» Written exercise
Skip the pictures and repeat each line of the data exactly.

» Data excerpt
▬▬▬▬▬▬

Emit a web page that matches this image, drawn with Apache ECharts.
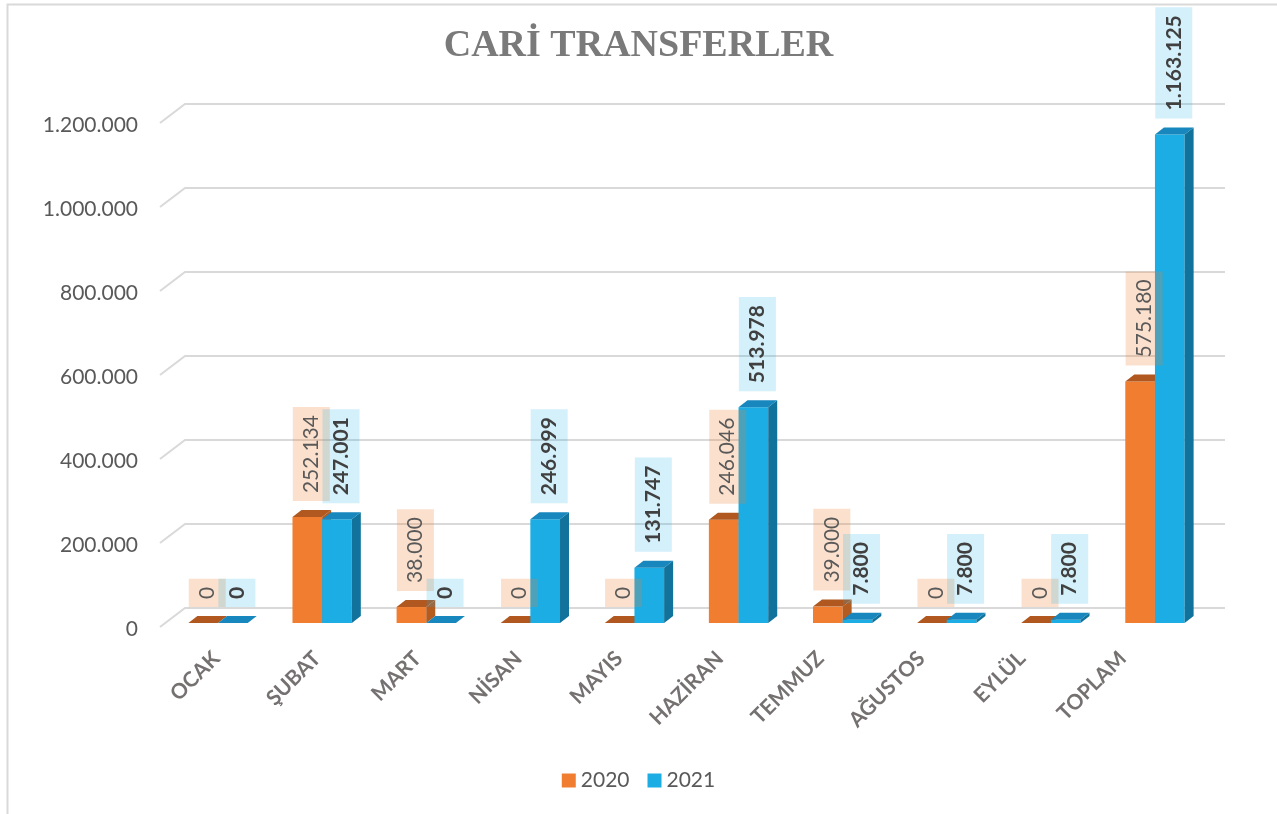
<!DOCTYPE html>
<html>
<head>
<meta charset="utf-8">
<script src="https://cdn.jsdelivr.net/npm/echarts@6/dist/echarts.min.js"></script>
<style>
  html, body { margin: 0; padding: 0; background: #fff; }
  #main { width: 1277px; height: 814px; }
</style>
</head>
<body>
<div id="main"></div>
<script>
// veriler
var months = ["OCAK", "ŞUBAT", "MART", "NİSAN", "MAYIS", "HAZİRAN", "TEMMUZ", "AĞUSTOS", "EYLÜL", "TOPLAM"];
var years = ["2020", "2021"];
var values2020 = [0, 252134, 38000, 0, 0, 246046, 39000, 0, 0, 575180];
var values2021 = [0, 247001, 0, 246999, 131747, 513978, 7800, 7800, 7800, 1163125];
var yTicks = [0, 200000, 400000, 600000, 800000, 1000000, 1200000];

var DX = 9, DY = 7; // 3B derinlik
var faces = [
  { front: "#F17E30", top: "#B0581F", side: "#B45B20", label: "rgba(240,126,47,0.24)", text: "#595959", weight: "normal" },
  { front: "#1BADE4", top: "#1787BD", side: "#11729B", label: "rgba(28,173,228,0.19)", text: "#404040", weight: "bold" }
];

function fmt(v) {
  return String(v).replace(/\B(?=(\d{3})+(?!\d))/g, ".");
}

function barRenderer(si) {
  return function (params, api) {
    var cat = api.value(0), val = api.value(1);
    var base = api.coord([cat, 0]);
    var top = api.coord([cat, val]);
    var band = api.size([1, 0])[0];
    var w = band * 0.285;
    var x0 = si === 0 ? base[0] - w : base[0];
    var x1 = x0 + w;
    var yb = base[1], yt = top[1];
    var f = faces[si];
    return {
      type: "group",
      children: [
        { type: "rect", z2: si, shape: { x: x0, y: yt, width: w, height: yb - yt }, style: { fill: f.front } },
        { type: "polygon", z2: si, shape: { points: [[x1, yb], [x1 + DX, yb - DY], [x1 + DX, yt - DY], [x1, yt]] }, style: { fill: f.side } },
        { type: "polygon", z2: si, shape: { points: [[x0, yt], [x0 + DX, yt - DY], [x1 + DX, yt - DY], [x1, yt]] }, style: { fill: f.top } },
        {
          type: "text", z2: 10,
          x: (x0 + x1) / 2 + 4, y: yt - DY - 9,
          rotation: Math.PI / 2,
          style: {
            text: fmt(val), fill: f.text,
            font: f.weight + " 21px Lato",
            align: "left", verticalAlign: "middle",
            backgroundColor: f.label, padding: [8, 8, 8, 8]
          }
        }
      ]
    };
  };
}

var chart = echarts.init(document.getElementById("main"));
chart.setOption({
  backgroundColor: "#fff",
  animation: false,
  title: {
    text: "CARİ TRANSFERLER",
    left: "center",
    top: 22,
    textStyle: { fontFamily: "Liberation Serif", fontWeight: "bold", fontSize: 38, color: "#7a7a7a" }
  },
  graphic: [{
    type: "rect", left: 5, top: 2,
    shape: { width: 1271, height: 830 },
    style: { fill: "none", stroke: "#d9d9d9", lineWidth: 2 }
  }],
  legend: {
    data: years,
    left: "center",
    top: 765,
    icon: "rect",
    itemWidth: 14, itemHeight: 14, itemGap: 18,
    textStyle: { fontFamily: "Lato", fontSize: 21, color: "#595959" }
  },
  grid: [
    { left: 166, right: 70, top: 119, bottom: 191 },
    // etiketler için biraz daha dar ızgara (perspektif)
    { left: 166, right: 104, top: 119, bottom: 191 }
  ],
  xAxis: [
    {
      type: "category",
      data: months,
      axisLine: { show: false },
      axisTick: { show: false },
      axisLabel: { show: false }
    },
    {
      type: "category",
      gridIndex: 1,
      data: months,
      axisLine: { show: false },
      axisTick: { show: false },
      axisLabel: {
        rotate: 45, margin: 32, interval: 0,
        fontFamily: "Lato", fontWeight: "bold", fontSize: 21, color: "#767171"
      }
    }
  ],
  yAxis: [
    {
      type: "value",
      min: 0, max: 1200000, interval: 200000,
      axisLine: { show: false },
      axisTick: { show: false },
      splitLine: { show: false },
      axisLabel: {
        margin: 28,
        verticalAlign: "top",
        lineHeight: 12,
        fontFamily: "Lato", fontSize: 21, color: "#595959",
        formatter: fmt
      }
    },
    {
      type: "value", gridIndex: 1,
      min: 0, max: 1200000, interval: 200000,
      show: false
    }
  ],
  series: [
    {
      type: "custom",
      silent: true,
      z: 1,
      data: yTicks.map(function (v) { return [0, v]; }),
      renderItem: function (params, api) {
        var cs = params.coordSys;
        var y = api.coord([0, api.value(1)])[1];
        return {
          type: "polyline",
          shape: { points: [[cs.x - 6, y + 4], [cs.x + 19, y - 15], [cs.x + cs.width + 18, y - 15]] },
          style: { stroke: "#d9d9d9", lineWidth: 2, fill: null }
        };
      }
    },
    {
      name: years[0], type: "custom", z: 2,
      itemStyle: { color: faces[0].front },
      data: values2020.map(function (v, i) { return [i, v]; }),
      renderItem: barRenderer(0)
    },
    {
      name: years[1], type: "custom", z: 2,
      itemStyle: { color: faces[1].front },
      data: values2021.map(function (v, i) { return [i, v]; }),
      renderItem: barRenderer(1)
    }
  ]
});
</script>
</body>
</html>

▬▬▬▬▬▬

» Exercise solution
Emit a web page that matches this image, drawn with Apache ECharts.
<!DOCTYPE html>
<html>
<head>
<meta charset="utf-8">
<script src="https://cdn.jsdelivr.net/npm/echarts@6/dist/echarts.min.js"></script>
<style>
  html, body { margin: 0; padding: 0; background: #fff; }
  #main { width: 1277px; height: 814px; }
</style>
</head>
<body>
<div id="main"></div>
<script>
// veriler
var months = ["OCAK", "ŞUBAT", "MART", "NİSAN", "MAYIS", "HAZİRAN", "TEMMUZ", "AĞUSTOS", "EYLÜL", "TOPLAM"];
var years = ["2020", "2021"];
var values2020 = [0, 252134, 38000, 0, 0, 246046, 39000, 0, 0, 575180];
var values2021 = [0, 247001, 0, 246999, 131747, 513978, 7800, 7800, 7800, 1163125];
var yTicks = [0, 200000, 400000, 600000, 800000, 1000000, 1200000];

var DX = 9, DY = 7; // 3B derinlik
var faces = [
  { front: "#F17E30", top: "#B0581F", side: "#B45B20", label: "rgba(240,126,47,0.24)", text: "#595959", weight: "normal" },
  { front: "#1BADE4", top: "#1787BD", side: "#11729B", label: "rgba(28,173,228,0.19)", text: "#404040", weight: "bold" }
];

function fmt(v) {
  return String(v).replace(/\B(?=(\d{3})+(?!\d))/g, ".");
}

function barRenderer(si) {
  return function (params, api) {
    var cat = api.value(0), val = api.value(1);
    var base = api.coord([cat, 0]);
    var top = api.coord([cat, val]);
    var band = api.size([1, 0])[0];
    var w = band * 0.285;
    var x0 = si === 0 ? base[0] - w : base[0];
    var x1 = x0 + w;
    var yb = base[1], yt = top[1];
    var f = faces[si];
    return {
      type: "group",
      children: [
        { type: "rect", z2: si, shape: { x: x0, y: yt, width: w, height: yb - yt }, style: { fill: f.front } },
        { type: "polygon", z2: si, shape: { points: [[x1, yb], [x1 + DX, yb - DY], [x1 + DX, yt - DY], [x1, yt]] }, style: { fill: f.side } },
        { type: "polygon", z2: si, shape: { points: [[x0, yt], [x0 + DX, yt - DY], [x1 + DX, yt - DY], [x1, yt]] }, style: { fill: f.top } },
        {
          type: "text", z2: 10,
          x: (x0 + x1) / 2 + 4, y: yt - DY - 9,
          rotation: Math.PI / 2,
          style: {
            text: fmt(val), fill: f.text,
            font: f.weight + " 21px Lato",
            align: "left", verticalAlign: "middle",
            backgroundColor: f.label, padding: [8, 8, 8, 8]
          }
        }
      ]
    };
  };
}

var chart = echarts.init(document.getElementById("main"));
chart.setOption({
  backgroundColor: "#fff",
  animation: false,
  title: {
    text: "CARİ TRANSFERLER",
    left: "center",
    top: 22,
    textStyle: { fontFamily: "Liberation Serif", fontWeight: "bold", fontSize: 38, color: "#7a7a7a" }
  },
  graphic: [{
    type: "rect", left: 5, top: 2,
    shape: { width: 1271, height: 830 },
    style: { fill: "none", stroke: "#d9d9d9", lineWidth: 2 }
  }],
  legend: {
    data: years,
    left: "center",
    top: 765,
    icon: "rect",
    itemWidth: 14, itemHeight: 14, itemGap: 18,
    textStyle: { fontFamily: "Lato", fontSize: 21, color: "#595959" }
  },
  grid: [
    { left: 166, right: 70, top: 119, bottom: 191 },
    // etiketler için biraz daha dar ızgara (perspektif)
    { left: 166, right: 104, top: 119, bottom: 191 }
  ],
  xAxis: [
    {
      type: "category",
      data: months,
      axisLine: { show: false },
      axisTick: { show: false },
      axisLabel: { show: false }
    },
    {
      type: "category",
      gridIndex: 1,
      data: months,
      axisLine: { show: false },
      axisTick: { show: false },
      axisLabel: {
        rotate: 45, margin: 32, interval: 0,
        fontFamily: "Lato", fontWeight: "bold", fontSize: 21, color: "#767171"
      }
    }
  ],
  yAxis: [
    {
      type: "value",
      min: 0, max: 1200000, interval: 200000,
      axisLine: { show: false },
      axisTick: { show: false },
      splitLine: { show: false },
      axisLabel: {
        margin: 28,
        verticalAlign: "top",
        lineHeight: 12,
        fontFamily: "Lato", fontSize: 21, color: "#595959",
        formatter: fmt
      }
    },
    {
      type: "value", gridIndex: 1,
      min: 0, max: 1200000, interval: 200000,
      show: false
    }
  ],
  series: [
    {
      type: "custom",
      silent: true,
      z: 1,
      data: yTicks.map(function (v) { return [0, v]; }),
      renderItem: function (params, api) {
        var cs = params.coordSys;
        var y = api.coord([0, api.value(1)])[1];
        return {
          type: "polyline",
          shape: { points: [[cs.x - 6, y + 4], [cs.x + 19, y - 15], [cs.x + cs.width + 18, y - 15]] },
          style: { stroke: "#d9d9d9", lineWidth: 2, fill: null }
        };
      }
    },
    {
      name: years[0], type: "custom", z: 2,
      itemStyle: { color: faces[0].front },
      data: values2020.map(function (v, i) { return [i, v]; }),
      renderItem: barRenderer(0)
    },
    {
      name: years[1], type: "custom", z: 2,
      itemStyle: { color: faces[1].front },
      data: values2021.map(function (v, i) { return [i, v]; }),
      renderItem: barRenderer(1)
    }
  ]
});
</script>
</body>
</html>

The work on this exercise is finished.